The European Commission in June reinforced Poseidon, its sea surveillance mission for Greece, operated by Frontex (the European agency tasked with border control). Poseidon, which supports Greece’s national efforts, provides technical equipment and officials. This extra help for law enforcement is incredibly important because of ties between human smuggling and other forms of crime. The increased funding is saving lives of those who might have otherwise drowned en route to Europe — from 1,800 drowned or missing between January and April this year to 80 in May and June — but more funding needs to go toward improving conditions for those migrants who actually make it to Greece.

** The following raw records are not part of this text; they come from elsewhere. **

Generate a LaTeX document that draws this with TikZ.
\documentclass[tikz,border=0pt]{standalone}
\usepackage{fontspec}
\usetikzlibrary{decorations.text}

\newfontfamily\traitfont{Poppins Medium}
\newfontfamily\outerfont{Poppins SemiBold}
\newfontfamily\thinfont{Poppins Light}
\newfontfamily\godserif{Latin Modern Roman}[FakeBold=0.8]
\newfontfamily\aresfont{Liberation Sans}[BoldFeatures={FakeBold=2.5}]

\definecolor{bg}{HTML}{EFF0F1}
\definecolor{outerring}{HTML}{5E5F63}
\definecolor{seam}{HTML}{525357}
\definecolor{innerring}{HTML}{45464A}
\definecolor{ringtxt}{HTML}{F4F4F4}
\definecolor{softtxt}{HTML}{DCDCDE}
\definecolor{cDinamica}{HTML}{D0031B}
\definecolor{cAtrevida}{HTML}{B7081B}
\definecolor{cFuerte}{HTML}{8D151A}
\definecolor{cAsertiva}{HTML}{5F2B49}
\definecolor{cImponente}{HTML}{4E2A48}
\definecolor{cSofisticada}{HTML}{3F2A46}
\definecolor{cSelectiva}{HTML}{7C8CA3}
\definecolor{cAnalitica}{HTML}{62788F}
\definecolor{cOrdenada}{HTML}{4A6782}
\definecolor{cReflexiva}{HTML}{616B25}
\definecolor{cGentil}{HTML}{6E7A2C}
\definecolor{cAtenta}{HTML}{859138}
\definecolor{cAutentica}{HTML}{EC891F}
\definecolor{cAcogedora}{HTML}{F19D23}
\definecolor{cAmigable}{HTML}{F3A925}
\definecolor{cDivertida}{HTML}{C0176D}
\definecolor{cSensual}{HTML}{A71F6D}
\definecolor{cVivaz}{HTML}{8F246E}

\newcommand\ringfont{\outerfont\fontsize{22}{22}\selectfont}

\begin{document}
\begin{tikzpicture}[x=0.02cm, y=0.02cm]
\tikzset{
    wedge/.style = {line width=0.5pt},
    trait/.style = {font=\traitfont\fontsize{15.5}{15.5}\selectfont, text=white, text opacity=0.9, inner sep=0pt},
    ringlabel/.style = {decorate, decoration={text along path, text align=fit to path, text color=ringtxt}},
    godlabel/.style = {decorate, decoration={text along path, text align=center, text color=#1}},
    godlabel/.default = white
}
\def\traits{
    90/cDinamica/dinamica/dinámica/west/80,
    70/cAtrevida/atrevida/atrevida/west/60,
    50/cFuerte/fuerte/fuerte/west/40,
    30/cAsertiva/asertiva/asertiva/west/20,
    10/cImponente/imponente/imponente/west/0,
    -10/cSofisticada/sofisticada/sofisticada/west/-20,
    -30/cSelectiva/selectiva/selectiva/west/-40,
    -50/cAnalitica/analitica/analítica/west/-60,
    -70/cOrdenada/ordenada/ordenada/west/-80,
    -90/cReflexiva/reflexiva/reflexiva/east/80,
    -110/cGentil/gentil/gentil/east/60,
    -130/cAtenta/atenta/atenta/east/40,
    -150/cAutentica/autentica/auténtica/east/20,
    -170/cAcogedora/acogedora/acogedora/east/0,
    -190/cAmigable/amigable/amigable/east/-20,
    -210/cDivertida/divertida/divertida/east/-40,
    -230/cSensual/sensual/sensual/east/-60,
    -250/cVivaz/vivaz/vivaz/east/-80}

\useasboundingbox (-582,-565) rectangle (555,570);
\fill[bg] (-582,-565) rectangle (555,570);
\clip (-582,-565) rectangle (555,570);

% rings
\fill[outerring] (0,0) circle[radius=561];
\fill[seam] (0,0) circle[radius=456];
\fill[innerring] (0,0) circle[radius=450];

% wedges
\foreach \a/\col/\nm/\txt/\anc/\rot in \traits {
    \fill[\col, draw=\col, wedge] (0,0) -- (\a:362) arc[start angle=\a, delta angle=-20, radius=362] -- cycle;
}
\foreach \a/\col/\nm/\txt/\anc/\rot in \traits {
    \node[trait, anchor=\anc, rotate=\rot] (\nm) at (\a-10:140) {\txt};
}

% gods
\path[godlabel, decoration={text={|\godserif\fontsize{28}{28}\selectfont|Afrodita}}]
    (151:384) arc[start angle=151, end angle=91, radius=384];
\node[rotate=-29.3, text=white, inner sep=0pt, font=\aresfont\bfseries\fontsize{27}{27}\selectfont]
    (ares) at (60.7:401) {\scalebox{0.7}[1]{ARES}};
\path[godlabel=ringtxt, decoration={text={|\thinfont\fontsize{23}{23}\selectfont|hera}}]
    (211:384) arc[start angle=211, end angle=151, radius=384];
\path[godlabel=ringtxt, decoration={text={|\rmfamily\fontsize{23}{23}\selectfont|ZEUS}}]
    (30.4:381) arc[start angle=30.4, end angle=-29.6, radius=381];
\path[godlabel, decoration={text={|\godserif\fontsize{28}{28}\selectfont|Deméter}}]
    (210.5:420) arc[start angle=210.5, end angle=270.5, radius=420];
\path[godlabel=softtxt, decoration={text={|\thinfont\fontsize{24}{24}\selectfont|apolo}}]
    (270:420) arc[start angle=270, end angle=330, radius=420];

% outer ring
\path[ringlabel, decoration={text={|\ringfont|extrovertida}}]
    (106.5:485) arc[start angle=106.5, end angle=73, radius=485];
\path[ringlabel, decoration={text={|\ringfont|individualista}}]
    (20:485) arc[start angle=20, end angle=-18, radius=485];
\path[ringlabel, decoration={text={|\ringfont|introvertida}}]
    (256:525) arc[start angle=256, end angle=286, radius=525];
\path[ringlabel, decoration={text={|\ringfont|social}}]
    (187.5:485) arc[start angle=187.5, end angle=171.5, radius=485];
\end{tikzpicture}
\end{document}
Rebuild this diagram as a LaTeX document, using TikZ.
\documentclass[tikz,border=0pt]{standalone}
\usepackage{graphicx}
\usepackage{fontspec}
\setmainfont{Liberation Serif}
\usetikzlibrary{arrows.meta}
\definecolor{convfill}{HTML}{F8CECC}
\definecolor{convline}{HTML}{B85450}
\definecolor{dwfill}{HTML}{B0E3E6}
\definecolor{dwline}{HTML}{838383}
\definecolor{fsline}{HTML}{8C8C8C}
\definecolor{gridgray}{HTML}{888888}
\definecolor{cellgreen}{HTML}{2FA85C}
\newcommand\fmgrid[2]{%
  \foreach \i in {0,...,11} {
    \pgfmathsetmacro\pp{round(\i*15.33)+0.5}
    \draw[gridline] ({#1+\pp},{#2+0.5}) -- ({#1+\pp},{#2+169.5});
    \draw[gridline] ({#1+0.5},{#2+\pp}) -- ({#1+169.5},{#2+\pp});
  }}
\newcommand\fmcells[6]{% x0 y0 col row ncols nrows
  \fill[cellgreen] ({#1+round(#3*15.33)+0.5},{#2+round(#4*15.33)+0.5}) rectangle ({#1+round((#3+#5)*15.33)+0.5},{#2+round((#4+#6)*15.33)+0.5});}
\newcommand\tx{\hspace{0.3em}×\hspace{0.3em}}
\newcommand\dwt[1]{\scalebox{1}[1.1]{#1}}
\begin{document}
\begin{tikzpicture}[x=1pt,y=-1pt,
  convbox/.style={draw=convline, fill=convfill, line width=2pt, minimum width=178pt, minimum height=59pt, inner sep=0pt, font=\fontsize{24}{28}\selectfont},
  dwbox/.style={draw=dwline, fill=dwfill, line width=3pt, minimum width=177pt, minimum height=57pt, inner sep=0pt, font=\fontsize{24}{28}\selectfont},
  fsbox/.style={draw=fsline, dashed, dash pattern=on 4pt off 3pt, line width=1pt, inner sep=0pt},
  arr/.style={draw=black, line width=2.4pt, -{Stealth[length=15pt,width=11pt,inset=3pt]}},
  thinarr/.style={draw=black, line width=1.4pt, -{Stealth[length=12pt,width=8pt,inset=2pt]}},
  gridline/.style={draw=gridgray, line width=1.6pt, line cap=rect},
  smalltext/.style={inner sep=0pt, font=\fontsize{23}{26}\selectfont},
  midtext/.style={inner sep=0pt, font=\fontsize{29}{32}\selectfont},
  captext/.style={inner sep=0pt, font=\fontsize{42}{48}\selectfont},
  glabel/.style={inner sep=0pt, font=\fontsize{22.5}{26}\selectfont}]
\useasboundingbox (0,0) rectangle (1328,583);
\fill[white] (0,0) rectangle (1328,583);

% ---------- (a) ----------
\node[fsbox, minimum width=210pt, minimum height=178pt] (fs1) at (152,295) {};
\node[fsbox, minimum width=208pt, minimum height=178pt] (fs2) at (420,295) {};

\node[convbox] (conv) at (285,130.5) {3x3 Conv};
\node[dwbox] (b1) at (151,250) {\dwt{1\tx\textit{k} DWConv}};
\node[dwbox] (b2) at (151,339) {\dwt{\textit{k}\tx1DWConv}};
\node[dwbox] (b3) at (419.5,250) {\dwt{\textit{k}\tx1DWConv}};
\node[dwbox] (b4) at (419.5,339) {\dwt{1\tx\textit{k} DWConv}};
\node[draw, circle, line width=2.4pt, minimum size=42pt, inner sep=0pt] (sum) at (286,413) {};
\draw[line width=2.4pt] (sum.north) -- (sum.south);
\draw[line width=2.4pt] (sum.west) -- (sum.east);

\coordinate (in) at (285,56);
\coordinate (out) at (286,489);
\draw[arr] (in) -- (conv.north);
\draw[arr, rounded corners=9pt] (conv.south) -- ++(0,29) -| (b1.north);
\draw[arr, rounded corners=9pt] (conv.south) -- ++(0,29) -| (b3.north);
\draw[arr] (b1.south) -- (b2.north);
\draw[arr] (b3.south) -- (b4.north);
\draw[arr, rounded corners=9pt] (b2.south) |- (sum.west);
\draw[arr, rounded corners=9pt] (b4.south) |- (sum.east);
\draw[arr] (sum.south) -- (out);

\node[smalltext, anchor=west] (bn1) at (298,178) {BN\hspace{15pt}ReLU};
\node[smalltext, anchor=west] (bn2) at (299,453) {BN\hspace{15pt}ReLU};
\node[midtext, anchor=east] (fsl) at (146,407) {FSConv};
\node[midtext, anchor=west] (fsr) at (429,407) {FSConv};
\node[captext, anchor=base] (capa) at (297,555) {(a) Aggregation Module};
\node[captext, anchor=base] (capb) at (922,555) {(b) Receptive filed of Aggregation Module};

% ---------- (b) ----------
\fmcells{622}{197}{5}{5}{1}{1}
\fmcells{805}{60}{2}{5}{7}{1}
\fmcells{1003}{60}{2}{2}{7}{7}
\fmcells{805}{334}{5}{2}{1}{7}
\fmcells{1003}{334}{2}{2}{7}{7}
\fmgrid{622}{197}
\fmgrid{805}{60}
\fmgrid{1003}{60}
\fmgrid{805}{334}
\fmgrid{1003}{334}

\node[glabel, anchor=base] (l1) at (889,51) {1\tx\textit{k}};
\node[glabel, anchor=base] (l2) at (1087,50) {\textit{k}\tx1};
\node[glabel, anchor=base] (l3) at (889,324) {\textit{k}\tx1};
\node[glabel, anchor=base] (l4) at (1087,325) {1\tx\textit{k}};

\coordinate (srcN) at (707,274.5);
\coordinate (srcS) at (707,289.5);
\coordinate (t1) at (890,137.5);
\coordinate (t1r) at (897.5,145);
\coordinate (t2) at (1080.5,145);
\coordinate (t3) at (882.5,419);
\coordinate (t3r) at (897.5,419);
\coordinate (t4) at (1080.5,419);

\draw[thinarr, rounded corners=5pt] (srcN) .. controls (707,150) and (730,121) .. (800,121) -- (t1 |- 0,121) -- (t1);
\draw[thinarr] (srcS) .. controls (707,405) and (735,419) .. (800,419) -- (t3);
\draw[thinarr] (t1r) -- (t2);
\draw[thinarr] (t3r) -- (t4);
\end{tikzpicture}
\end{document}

Even if Greece gets its financial house in order, questions over how to handle its migration crisis will continue to divide the E.U. After a particularly tense E.U. meeting at the end of June, paralysis over how to apportion 40,000 refugees prompted German Chancellor Angela Merkel to say, “With the migration question we are facing the biggest challenge for the European Union that I have seen during my term in office.”
Illegal migrants are technically law-breakers, but we need to see them also as victims, especially the world’s 30 million displaced children. At the very least, Greece and its fellow E.U. states should maintain proper safeguards for child asylum seekers, who are arriving in droves, separated from their families. These include providing government-sponsored legal aid and child advocates. Even for adults, more open doors for those fleeing persecution, war, and extreme poverty will save lives and reflect the ideals of European democracies.
The heart of current international refugee law is that no one fleeing persecution should be turned away. But the law is easy to skirt, and many European nations, like the U.K., are doing their best to send asylum-seekers away. A key part of the way out of economic difficulties for Greece — and the E.U. — is dealing with this migrant crisis, but they should do so in a way that strengthens refugee protections and reflects European democratic norms of individual rights for all humans.
Europeans are fed up with bailing out countries in financial disaster, like Greece, and any argument for more money is likely to fall on deaf ears. But the crisis in Greece deserves attention. The country’s financial situation is straining resources that could be used to ensure migrants are housed in humane conditions and quickly processed and protected. Many other E.U. states would have the capacity to adequately deal with a sudden influx like Greece is seeing, but the timing for Greece — and thus for the migrants — is bad. While there aren’t yet reports of violence against migrants, if Greece continues to receive record numbers of arrivals, the far-right is likely to draw greater support, which, if they gain political power, could hurt Greek relations with the E.U.